Nel frattempo l’amico di mio marito è arrivato, si avvicina
alla stronz… rottwailer e le chiede cosa sta succedendo.
Noi ci avviciniamo, io la sto incenerendo con lo sguardo,
taccio solo per non creare problemi al nostro amico, altrimenti mi ci sarei già
attaccata alla giugulare.
Solo allora noto che il comandante, per venire a salvare
noi, è stato evidentemente scaraventato giù dal letto. Pensando di poterci
accompagnare a bordo non ha avuto nemmeno il tempo di cambiarsi.
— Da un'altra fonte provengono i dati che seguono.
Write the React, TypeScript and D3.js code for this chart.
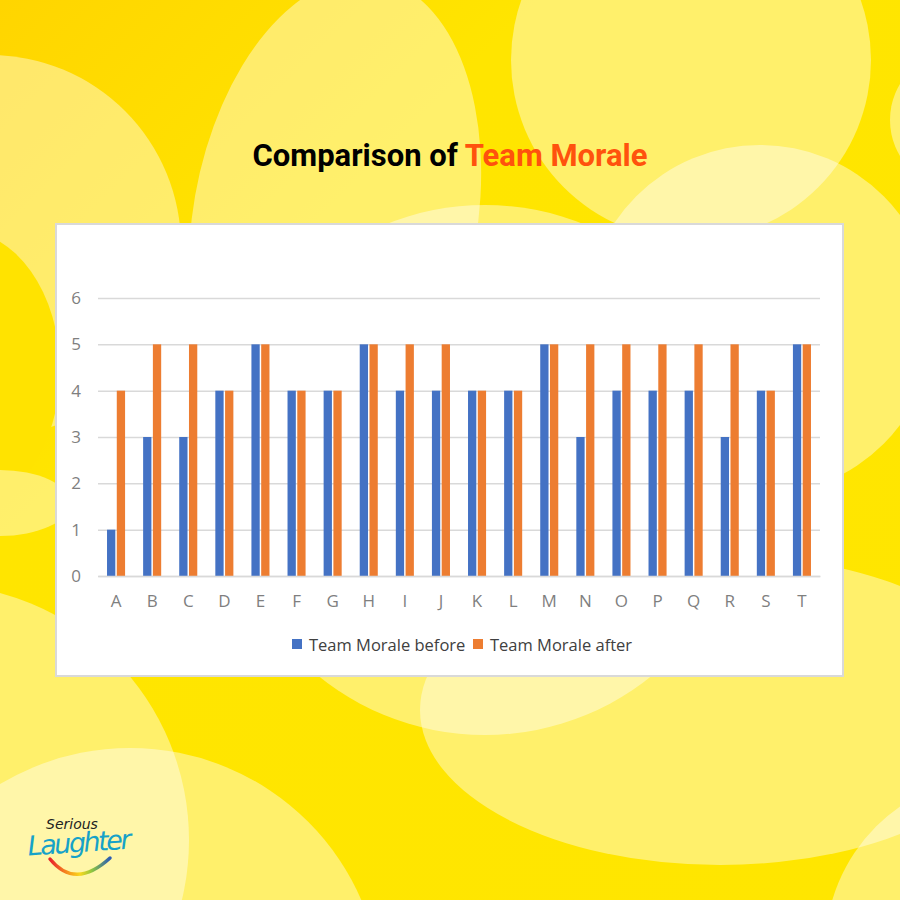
import { useEffect, useRef } from 'react';
import { scaleBand, scaleLinear, select, axisLeft, axisBottom } from 'd3';

// chart data
const categories = ['A', 'B', 'C', 'D', 'E', 'F', 'G', 'H', 'I', 'J', 'K', 'L', 'M', 'N', 'O', 'P', 'Q', 'R', 'S', 'T'];
const seriesNames = ['Team Morale before', 'Team Morale after'];
const moraleBefore = [1, 3, 3, 4, 5, 4, 4, 5, 4, 4, 4, 4, 5, 3, 4, 4, 4, 3, 4, 5];
const moraleAfter = [4, 5, 5, 4, 5, 4, 4, 5, 5, 5, 4, 4, 5, 5, 5, 5, 5, 5, 4, 5];
const yTicks = [0, 1, 2, 3, 4, 5, 6];

const seriesColors = ['#4472C4', '#ED7D31'];

// decorative background bubbles: [cx, cy, rx, ry, rotate, fill, opacity]
const bubbles: [number, number, number, number, number, string, number][] = [
  [-10, 246, 191, 191, 0, '#fff', 0.42],
  [-40, 370, 100, 140, 0, '#FFE300', 1],
  [0, 503, 70, 33, 0, '#fff', 0.42],
  [335, 220, 142, 245, 10, '#fff', 0.42],
  [691, 60, 180, 180, 0, '#fff', 0.42],
  [960, 120, 70, 70, 0, '#fff', 0.42],
  [760, 320, 175, 175, 0, '#fff', 0.42],
  [485, 470, 265, 265, 0, '#fff', 0.42],
  [-67, 840, 256, 256, 0, '#fff', 0.42],
  [130, 1000, 252, 252, 0, '#fff', 0.42],
  [720, 710, 300, 155, 0, '#fff', 0.42],
  [1000, 950, 175, 175, 0, '#fff', 0.42],
];

export default function App() {
  const svgRef = useRef<SVGSVGElement>(null);

  useEffect(() => {
    const el = svgRef.current;
    if (!el) return;
    const svg = select(el);
    svg.selectAll('*').remove();

    const W = 900,
      H = 900;

    // background
    const defs = svg.append('defs');
    const bg = defs
      .append('linearGradient')
      .attr('id', 'bg')
      .attr('x1', '0')
      .attr('y1', '0')
      .attr('x2', '1')
      .attr('y2', '1');
    bg.append('stop').attr('offset', '0').attr('stop-color', '#FFD500');
    bg.append('stop').attr('offset', '0.3').attr('stop-color', '#FFE500');
    bg.append('stop').attr('offset', '1').attr('stop-color', '#FFE600');

    const smile = defs
      .append('linearGradient')
      .attr('id', 'smile')
      .attr('x1', '0')
      .attr('y1', '0')
      .attr('x2', '1')
      .attr('y2', '0');
    [
      ['0', '#E8202A'],
      ['0.3', '#F7941D'],
      ['0.5', '#F9D71C'],
      ['0.7', '#8DC63F'],
      ['1', '#2B5BB5'],
    ].forEach(([o, c]) => smile.append('stop').attr('offset', o).attr('stop-color', c));

    svg.append('rect').attr('width', W).attr('height', H).attr('fill', 'url(#bg)');

    svg
      .append('g')
      .selectAll('ellipse')
      .data(bubbles)
      .join('ellipse')
      .attr('cx', (d) => d[0])
      .attr('cy', (d) => d[1])
      .attr('rx', (d) => d[2])
      .attr('ry', (d) => d[3])
      .attr('transform', (d) => `rotate(${d[4]},${d[0]},${d[1]})`)
      .attr('fill', (d) => d[5])
      .attr('opacity', (d) => d[6]);

    // title
    const title = svg
      .append('text')
      .attr('x', W / 2)
      .attr('y', 166)
      .attr('text-anchor', 'middle')
      .style('font-family', 'Roboto, sans-serif')
      .style('font-weight', '700')
      .style('font-size', '31px');
    title.append('tspan').attr('fill', '#000').text('Comparison of ');
    title.append('tspan').attr('fill', '#FF520D').text('Team Morale');

    // chart panel
    svg
      .append('rect')
      .attr('x', 56)
      .attr('y', 224)
      .attr('width', 787)
      .attr('height', 452)
      .attr('fill', '#fff')
      .attr('stroke', '#D9D9D9')
      .attr('stroke-width', 2);

    const left = 98,
      right = 820,
      top = 298,
      bottom = 576;

    const x0 = scaleBand<string>()
      .domain(categories)
      .range([left, right])
      .paddingInner(0.5)
      .paddingOuter(0.25);
    const x1 = scaleBand<string>()
      .domain(seriesNames)
      .range([0, x0.bandwidth()])
      .paddingInner(0.15);
    const y = scaleLinear().domain([0, 6]).range([bottom, top]);

    // gridlines + y labels
    const yAxis = svg
      .append('g')
      .attr('transform', `translate(${left},0)`)
      .call(
        axisLeft(y)
          .tickValues(yTicks)
          .tickSize(-(right - left))
          .tickPadding(17)
          .tickFormat((d) => String(d))
      );
    yAxis.select('.domain').remove();
    yAxis.selectAll('line').attr('stroke', '#D9D9D9').attr('stroke-width', 1.5);
    yAxis
      .selectAll('text')
      .attr('fill', '#7F7F7F')
      .style('font-family', '"Open Sans", sans-serif')
      .style('font-size', '17px');

    // bars
    const values = [moraleBefore, moraleAfter];
    const groups = svg
      .append('g')
      .selectAll('g')
      .data(categories)
      .join('g')
      .attr('transform', (d) => `translate(${x0(d)},0)`);
    groups
      .selectAll('rect')
      .data((_, i) => seriesNames.map((s, k) => ({ s, k, v: values[k][i] })))
      .join('rect')
      .attr('x', (d) => x1(d.s) ?? 0)
      .attr('width', x1.bandwidth())
      .attr('y', (d) => y(d.v))
      .attr('height', (d) => bottom - y(d.v))
      .attr('fill', (d) => seriesColors[d.k]);

    // x axis
    const xAxis = svg
      .append('g')
      .attr('transform', `translate(0,${bottom})`)
      .call(axisBottom(x0).tickSize(0).tickPadding(19));
    xAxis.select('.domain').attr('stroke', '#D9D9D9').attr('stroke-width', 1.5);
    xAxis
      .selectAll('text')
      .attr('fill', '#7F7F7F')
      .style('font-family', '"Open Sans", sans-serif')
      .style('font-size', '17px');

    // legend
    const legendX = [292, 473];
    const legend = svg
      .append('g')
      .selectAll('g')
      .data(seriesNames)
      .join('g')
      .attr('transform', (_, i) => `translate(${legendX[i]},639)`);
    legend
      .append('rect')
      .attr('width', 10)
      .attr('height', 10)
      .attr('fill', (_, i) => seriesColors[i]);
    legend
      .append('text')
      .attr('x', 17)
      .attr('y', 12)
      .attr('fill', '#404040')
      .style('font-family', '"Open Sans", sans-serif')
      .style('font-size', '16.5px')
      .text((d) => d);

    // logo
    const logo = svg.append('g');
    logo
      .append('text')
      .attr('x', 46)
      .attr('y', 829)
      .attr('fill', '#222')
      .style('font-family', '"DejaVu Sans", sans-serif')
      .style('font-style', 'italic')
      .style('font-size', '14px')
      .text('Serious');
    logo
      .append('text')
      .attr('x', 28)
      .attr('y', 852)
      .attr('fill', '#16A2C8')
      .attr('transform', 'rotate(-4,80,850)')
      .style('font-family', '"DejaVu Sans", sans-serif')
      .style('font-style', 'italic')
      .style('font-size', '27px')
      .attr('textLength', 104)
      .text('Laughter');
    logo
      .append('path')
      .attr('d', 'M50,859 Q75,890 110,858')
      .attr('fill', 'none')
      .attr('stroke', 'url(#smile)')
      .attr('stroke-width', 3.5)
      .attr('stroke-linecap', 'round');
  }, []);

  return (
    <svg
      ref={svgRef}
      width={900}
      height={900}
      style={{ position: 'absolute', left: 0, top: 0, display: 'block' }}
    />
  );
}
Immaginatevi la scena: la rottwailer paonazza che strepita
che non possiamo entrare, lui che pacatamente non insiste e chiede il
lasciapassare per uscire; il tutto in tuta, ciabbbatte ortopediche e tazzona
termica di tè in mano.
La situazione è a dir poco tragicomica, ma alla fine optiamo
per andare a bere qualcosa in un locale poco distante.
Così mi ritrovo alle 10 di sera a scorrazzare due africani,
di cui uno in pigiama, che continua a sorseggiare come se niente fosse il suo
tè sul sedile della mia macchina, noncurante del fatto che fino a pochi secondi
prima si stava accapigliando con una sorvegliante del porto.
La serata scorre piacevole, anche se il nostro trio deve
essere sembrato quanto meno bizzarro al gestore del locale, uno dei più
“trendy” della zona, che in genere accogli il pubblico del grande teatro cui si
trova di fronte.
La perla è stata il comandante che molla la tazza di tè solo
per arraffare un bicchiere di pastisse che, giuro, non vedevo bere dal 1997.
Probabilmente i sorveglianti del porto avranno la nostra
foto segnaletica in bacheca, ma ne è valsa la pena!